The ancient theological Speculators and their heirs opened a backdoor through which a dark Presence entered. This Presence took advantage of the cloud of mystery and the fear of blasphemy created in the minds of Christians regarding the Godhead.

By exploiting Christians' taught habit of avoiding the written, on-stage play in favor of mirky wonderings about off-stage divine realities, this Presence further interposes his mind into their interpretations of Scripture. Then it (he) pushes men to evolve their doctrines, then directs their actions to fulfill his purposes.

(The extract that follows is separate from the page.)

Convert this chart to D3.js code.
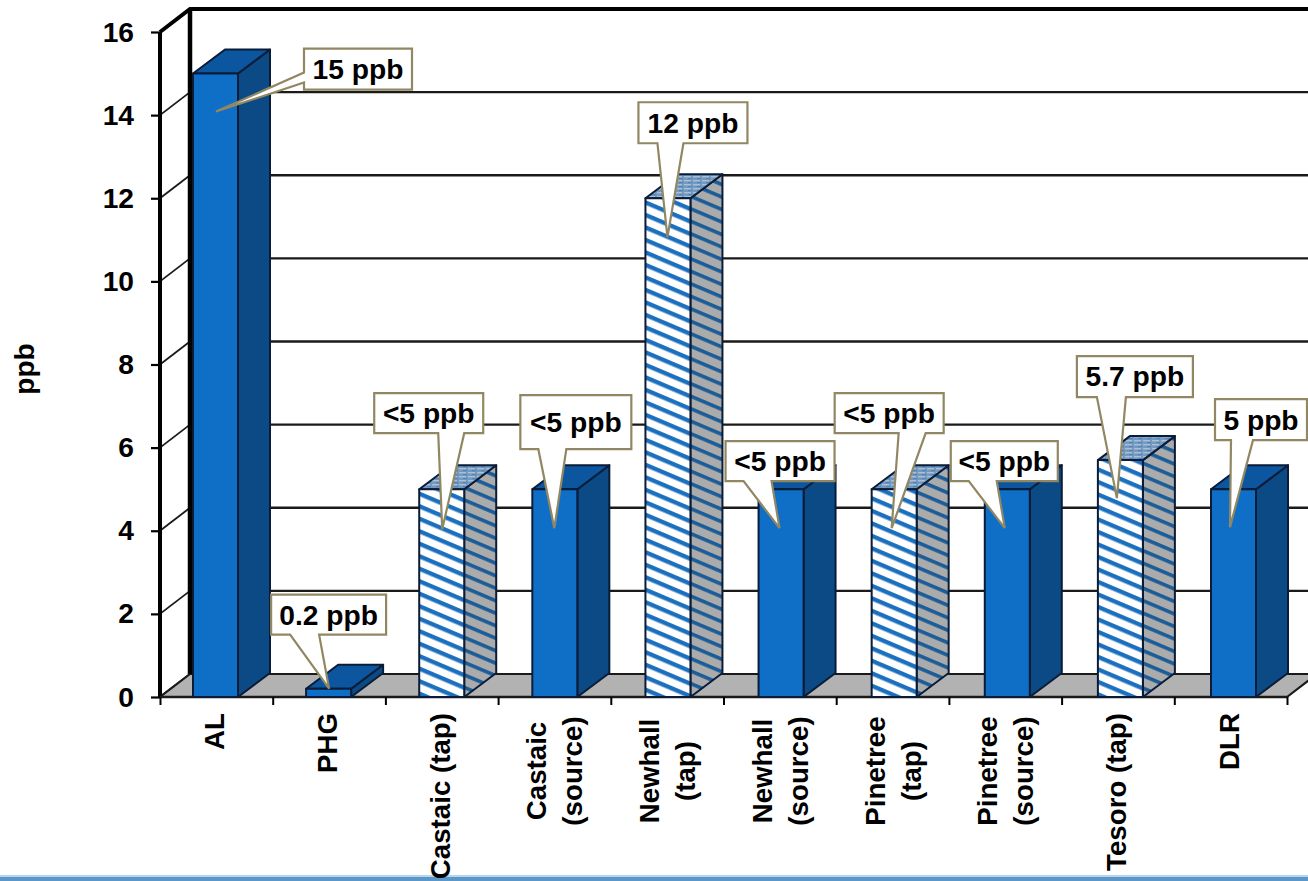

The modus operandi of this dark Presence is to appear as "an angel of light" (2 Cor 11:14) — as the Holy Ghost — not as an anti-Christ figure with demon eyes. And yet his insidious, demonic goal is to neutralize God and Messiah, to overthrow the Throne in a final coup de grâce and become the sole "God of this age" (2 Cor 4:4).

The indwelling presence of this Presence among his agents and servants is well-known in Scripture:

The kings of the earth take their stand,
And the rulers take counsel together
Against the LORD and against his Anointed One.
(Psalm 2:2)

But . . . as the original Play script affirms:

On that day, says the LORD of hosts . . .
"I will remove from the land the prophets and the Unclean Spirit."

(Zechariah 13:2)

Afterward the sons of Israel will return
And seek the LORD their God
And David their king.
(Hosea 3:5)

The kingdom of the world has become the Kingdom of our Lord and
of his Messiah.
(Revelation 11:15)

The Kingdom of our God and the authority of his Messiah have come.